Revolutionary rivalries, spurred by democratic openings, have intensified the trauma of transition in Libya. One basic clash is over who is a real revolutionary — and not a "post-revolution revolutionary" cashing in politically or financially after the fact.
In recent months, the Warriors Commission has registered 240,000 men from 300 militias. "Some pretend they were revolutionaries," commission spokesman Abdel Rahman Mansouri told me. "So we ask for proof. Some lie. Some fail. Some are pro-Qaddafi." Cellphone combat videos — I saw many, most of them quite bloody — are a hot item to prove bona fides.
Only a fraction probably fought, officials said. So not all may win benefits, which could have an impact on both politics and national security.
"There are at least four guns for every man, woman and child in Libya," former Deputy Prime Minister Mustafa Abushagur told me.

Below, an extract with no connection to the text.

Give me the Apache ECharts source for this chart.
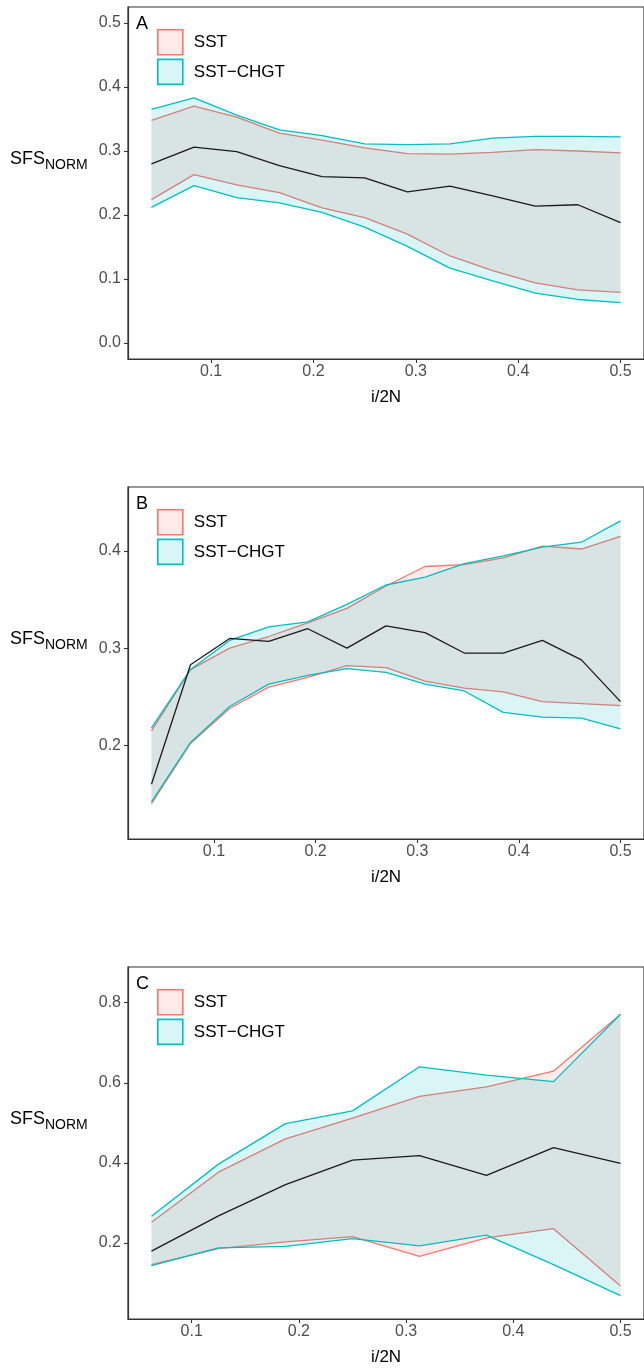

Libya is far from lost, however. Like the bridal shop, some images reflected hope about the future — even around Bab Azizia, the sprawling fortress where I first interviewed Qaddafi in 1980. He had received visitors in a hokey tent of colorful quilts inside the compound's concrete walls.
Pummeled by NATO warplanes and finished off by rebels, Bab al Azizia is now a pile of rubble. But across the street is a more than 500-yard wall divvied into billboard-size sections. For the revolution's first anniversary in October, young artists, including teenage girls, painted their visions of a new Libya. Several featured promising symbols such as scales of justice or white doves.
In a country long associated with extremism, terrorism and the Mideast's most radical factions, the most eye-catching sign was emblazoned with a single word in big bright colors: Peace.